The packaging for the foil trays is very similar to that provided by more well-known cat food manufacturers, and it consists of a sturdy foil tray that is square in shape. There is a thin foil 'lid' on top of each tray that can be pulled off easily and discarded, to reveal the cat meat pate underneath. It might be worth pointing out that even with limited mobility, I have never encountered any problems with removing the foil lids from the trays, which is not something that can be said of every similar cat food purchase that I have made in the past.
The Coshida Pate looks, well, disgusting. This is not something that would put me off from buying a particular brand of cat food however... my girl is far too precious to me to let such matters interfere with the purchases I make on her behalf! Comprising of a sort of 'slab' of compressed meat and a jelly-like substance, there is the usual 'meaty' smell evident when the Coshida food is being removed from the foil tray and served in a serving bowl. It is not difficult to notice that the food is quite soft in its texture, as you would expect given the fact the food is a 'Pate', and I find it is very easily 'mashed' with my girl's fork or spoon. This seems to really appeal to my girl - perhaps because she is getting so lazy in her old age, and so less chewing/crunching is required with the soft Pate texture than with other foods..? Who knows, but in any case the Coshida Pate Trays are always a popular choice and as I touched on earlier, the bowl is often licked clean after dinnertime.

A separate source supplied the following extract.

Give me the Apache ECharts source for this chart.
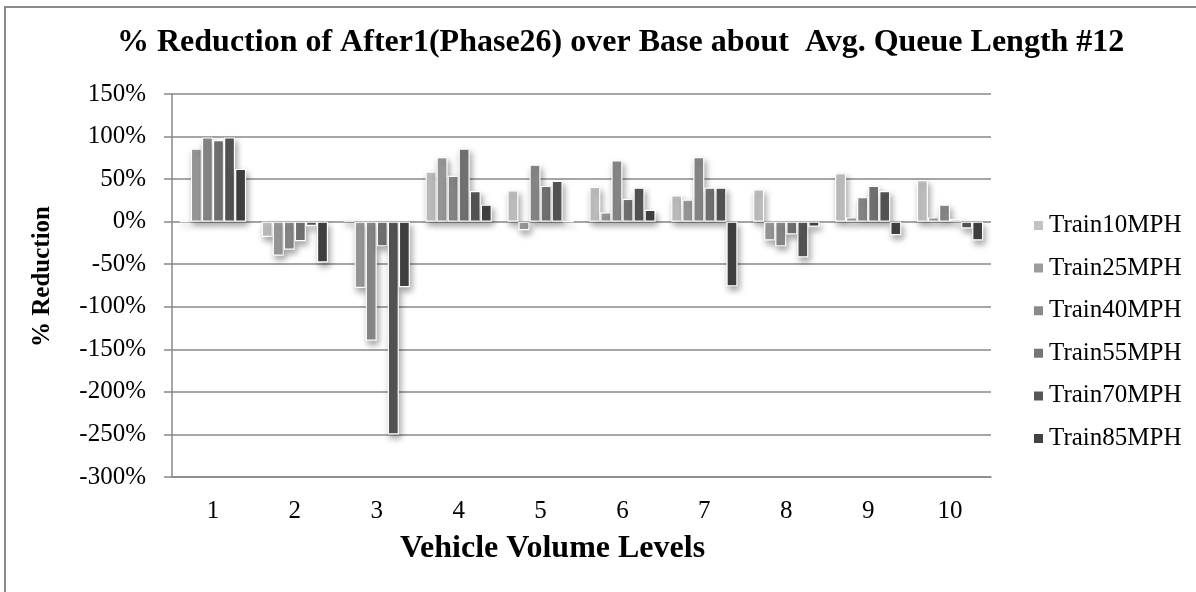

I am no expert on the taste of the food, having never tried it myself of course, but I do think I am quite experienced with assorted types of cat food and what each of the many 'main' brands have to offer, mainly because I have had to buy so much of the stuff over the past ten or so years! The one main difference that I have noticed with the Coshida Pate Trays is that it looks to me to be quite 'sloppy' in its texture, although this may well be down to the fact it is a 'Pate' product rather than being actual cat food, which is usually presented in neat, square-shaped chunks, surrounded in a block of jelly. The Pate on the other hand, is a complete mass of moist cat food, with a slightly 'whipped' texture in places, and small pieces of 'meat-like' substance and 'jelly' in other places.
As far as popularity goes, the Coshida Pate Trays have fared better than many bigger-branded alternatives that are regularly offered to my girl. She will often turn her nose up at these alternatives, and so they often end up in the bin. This has made the Coshida Trays a more preferable purchase as not only do they get eaten most of the time they are offered, they cost almost half the price of some of the more 'well known' brands of cat food trays.
It is worth noting too I think, that the price of the Coshida Pate Trays does tend to fluctuate from time to time. The last time I purchased the trays I paid only 18 pence each, which I think is a great value price, particularly when you consider that each tray represents one meal for my girl. I have paid up to 22 pence per tray on occasion, however I do think this still offers excellent value for money.
Overall, I cannot fault the Coshida Pate Trays and even though I think the Pate food looks rather disgusting and sloppy, my girl obviously has a different opinion if the empty bowls are anything to go by! The Coshida Pate Trays deserve top marks as far as I am concerned and I will continue to buy them for my old girl!